For a company that sprouted from Eli Whitney's invention of the cotton gin while living in Georgia, through the US Government Contract for 1798 Model muskets, the assembly line style production which became a cornerstone to the industrial revolution, the production of the Walker Colt, and countless models and variants of revolvers and rifles over decades of production, the 1880's saw the sad demise of a company that had played such a pivotal part in US history.  It's my understanding that the city of New Haven literally grew around the Whitneyville Armory and Whitney Jr. even rented space at one time to Oliver Winchester who was struggling to get his small Volcanic Arms firm off the ground.   Whitney was a unique company not always for what they built but that they built just about every type of arm you could imagine.   Their product lines were often diverse, competing directly against Remington, Colt, and Winchester...and oftentimes while submitting bids for government and military contracts.   The Kennedy Lever Action was a great gun...if you've ever studied one up close, it's more akin to a piece of industrial machinery than a commercial sporting gun.  They were very well built if not over-built and must have cost a fortune to manufacture.   These may have been hand-fit...if you've ever been brave enough to take one apart, even their internal parts are numbered.   Today, collectors have turned up these Whitney Kennedy rifles and carbines from all over the world and usually in well-used condition.  By the late 1880's, Winchester Repeating Arms purchased Whitney in an effort to reduce its competition and sold off its assets.

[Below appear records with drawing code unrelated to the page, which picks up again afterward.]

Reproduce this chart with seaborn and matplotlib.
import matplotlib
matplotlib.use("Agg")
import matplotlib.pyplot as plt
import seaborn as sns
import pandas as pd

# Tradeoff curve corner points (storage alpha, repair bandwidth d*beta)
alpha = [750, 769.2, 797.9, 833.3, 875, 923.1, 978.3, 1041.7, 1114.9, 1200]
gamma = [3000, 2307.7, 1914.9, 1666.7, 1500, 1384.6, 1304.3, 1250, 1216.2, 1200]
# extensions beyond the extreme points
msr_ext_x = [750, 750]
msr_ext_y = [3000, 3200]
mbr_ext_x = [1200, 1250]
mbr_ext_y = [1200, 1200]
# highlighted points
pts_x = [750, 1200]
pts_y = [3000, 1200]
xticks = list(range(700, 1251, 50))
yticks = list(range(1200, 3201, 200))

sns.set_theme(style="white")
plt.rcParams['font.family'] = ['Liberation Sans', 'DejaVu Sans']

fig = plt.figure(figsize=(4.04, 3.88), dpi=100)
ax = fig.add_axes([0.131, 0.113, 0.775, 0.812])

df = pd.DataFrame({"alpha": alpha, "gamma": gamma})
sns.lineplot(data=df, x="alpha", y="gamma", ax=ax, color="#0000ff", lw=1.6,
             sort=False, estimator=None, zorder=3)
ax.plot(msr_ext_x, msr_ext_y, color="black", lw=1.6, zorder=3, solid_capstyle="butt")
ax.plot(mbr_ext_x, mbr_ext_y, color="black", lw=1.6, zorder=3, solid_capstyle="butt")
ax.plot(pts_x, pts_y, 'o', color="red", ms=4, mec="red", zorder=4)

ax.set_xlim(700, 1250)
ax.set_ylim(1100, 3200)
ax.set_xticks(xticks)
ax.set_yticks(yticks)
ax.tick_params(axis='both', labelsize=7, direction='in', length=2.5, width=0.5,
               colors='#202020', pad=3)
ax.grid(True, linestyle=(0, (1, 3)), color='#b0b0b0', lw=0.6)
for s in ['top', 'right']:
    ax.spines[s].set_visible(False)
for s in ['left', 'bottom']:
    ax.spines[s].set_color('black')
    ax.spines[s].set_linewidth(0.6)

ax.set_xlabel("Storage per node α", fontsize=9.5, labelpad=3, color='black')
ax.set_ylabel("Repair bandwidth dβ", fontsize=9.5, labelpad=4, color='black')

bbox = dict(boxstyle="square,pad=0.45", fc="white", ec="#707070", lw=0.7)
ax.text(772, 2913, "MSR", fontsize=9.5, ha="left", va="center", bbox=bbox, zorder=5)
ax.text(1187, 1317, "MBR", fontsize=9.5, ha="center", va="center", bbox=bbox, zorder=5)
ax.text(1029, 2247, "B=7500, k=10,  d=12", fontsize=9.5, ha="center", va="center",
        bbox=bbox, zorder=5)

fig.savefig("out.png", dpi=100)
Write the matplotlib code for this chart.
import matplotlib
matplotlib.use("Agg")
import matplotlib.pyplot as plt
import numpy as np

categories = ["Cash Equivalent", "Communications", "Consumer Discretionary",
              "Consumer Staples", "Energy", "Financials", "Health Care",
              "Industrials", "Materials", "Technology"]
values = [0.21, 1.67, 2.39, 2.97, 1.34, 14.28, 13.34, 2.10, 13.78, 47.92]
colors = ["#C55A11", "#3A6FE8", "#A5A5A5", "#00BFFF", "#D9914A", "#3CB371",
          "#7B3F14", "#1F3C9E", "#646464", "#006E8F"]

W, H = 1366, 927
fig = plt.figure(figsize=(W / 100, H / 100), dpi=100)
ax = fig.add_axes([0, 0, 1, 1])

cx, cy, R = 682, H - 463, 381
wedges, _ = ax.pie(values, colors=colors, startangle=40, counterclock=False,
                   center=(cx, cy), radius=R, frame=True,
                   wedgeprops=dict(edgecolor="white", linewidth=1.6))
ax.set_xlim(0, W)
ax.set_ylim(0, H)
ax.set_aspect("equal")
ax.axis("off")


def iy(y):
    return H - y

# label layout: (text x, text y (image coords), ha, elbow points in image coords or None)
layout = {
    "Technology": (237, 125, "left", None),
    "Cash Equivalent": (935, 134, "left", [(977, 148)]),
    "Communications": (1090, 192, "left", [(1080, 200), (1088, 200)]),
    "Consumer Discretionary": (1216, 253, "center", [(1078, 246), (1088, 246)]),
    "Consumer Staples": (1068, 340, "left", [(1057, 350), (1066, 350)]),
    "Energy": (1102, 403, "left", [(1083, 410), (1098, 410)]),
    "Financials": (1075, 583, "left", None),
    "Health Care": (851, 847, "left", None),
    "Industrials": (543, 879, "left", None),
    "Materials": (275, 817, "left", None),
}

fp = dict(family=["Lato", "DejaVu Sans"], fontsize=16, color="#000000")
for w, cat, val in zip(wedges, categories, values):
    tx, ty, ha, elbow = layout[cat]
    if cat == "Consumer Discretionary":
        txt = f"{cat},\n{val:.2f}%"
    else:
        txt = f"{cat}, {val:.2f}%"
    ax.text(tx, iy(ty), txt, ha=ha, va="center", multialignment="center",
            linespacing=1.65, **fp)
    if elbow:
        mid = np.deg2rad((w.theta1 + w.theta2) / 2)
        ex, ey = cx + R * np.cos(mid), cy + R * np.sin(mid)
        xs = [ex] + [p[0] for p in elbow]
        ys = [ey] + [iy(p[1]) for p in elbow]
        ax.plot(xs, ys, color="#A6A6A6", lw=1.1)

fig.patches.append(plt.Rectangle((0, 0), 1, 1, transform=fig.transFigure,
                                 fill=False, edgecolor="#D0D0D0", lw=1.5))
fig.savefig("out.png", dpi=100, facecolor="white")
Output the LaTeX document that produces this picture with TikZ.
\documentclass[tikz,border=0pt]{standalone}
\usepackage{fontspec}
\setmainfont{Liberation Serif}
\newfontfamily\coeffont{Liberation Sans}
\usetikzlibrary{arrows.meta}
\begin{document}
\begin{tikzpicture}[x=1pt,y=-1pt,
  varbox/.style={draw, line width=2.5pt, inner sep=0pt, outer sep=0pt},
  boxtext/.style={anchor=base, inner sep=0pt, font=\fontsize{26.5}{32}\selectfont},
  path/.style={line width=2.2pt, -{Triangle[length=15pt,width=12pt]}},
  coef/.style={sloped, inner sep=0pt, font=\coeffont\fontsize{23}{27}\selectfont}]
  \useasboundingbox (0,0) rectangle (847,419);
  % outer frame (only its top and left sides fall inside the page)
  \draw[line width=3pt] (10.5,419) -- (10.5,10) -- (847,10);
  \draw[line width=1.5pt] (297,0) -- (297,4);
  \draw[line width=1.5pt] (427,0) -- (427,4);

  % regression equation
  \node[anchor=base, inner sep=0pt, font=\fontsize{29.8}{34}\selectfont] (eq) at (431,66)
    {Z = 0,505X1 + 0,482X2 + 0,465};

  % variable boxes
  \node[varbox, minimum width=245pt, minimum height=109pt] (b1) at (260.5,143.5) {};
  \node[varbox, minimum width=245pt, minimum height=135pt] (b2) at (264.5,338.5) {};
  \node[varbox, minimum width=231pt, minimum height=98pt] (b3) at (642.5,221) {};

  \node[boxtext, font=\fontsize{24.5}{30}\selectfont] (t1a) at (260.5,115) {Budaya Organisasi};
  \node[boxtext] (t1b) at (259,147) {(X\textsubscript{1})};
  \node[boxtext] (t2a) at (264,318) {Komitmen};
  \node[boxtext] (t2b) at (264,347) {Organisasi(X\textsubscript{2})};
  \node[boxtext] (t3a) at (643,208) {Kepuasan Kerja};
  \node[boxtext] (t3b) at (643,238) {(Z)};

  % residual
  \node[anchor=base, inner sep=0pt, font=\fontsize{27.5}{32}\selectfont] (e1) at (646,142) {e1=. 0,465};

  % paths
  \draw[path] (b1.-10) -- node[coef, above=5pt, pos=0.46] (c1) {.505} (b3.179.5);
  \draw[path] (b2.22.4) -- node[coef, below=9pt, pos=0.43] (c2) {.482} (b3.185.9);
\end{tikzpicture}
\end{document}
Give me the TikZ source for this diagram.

This catalog represents one of Whitney's last designs in the form of the Kennedy Repeating Rifle.  We look high and low for these old gun catalogs but ones dating to pre-1890 are tough to come by and that includes even the big makers like Winchester, Colt, and Smith and Wesson.   When it comes to the smaller manufacturers like Whitney, original catalogs for their lever action models are scarcer than hens' teeth.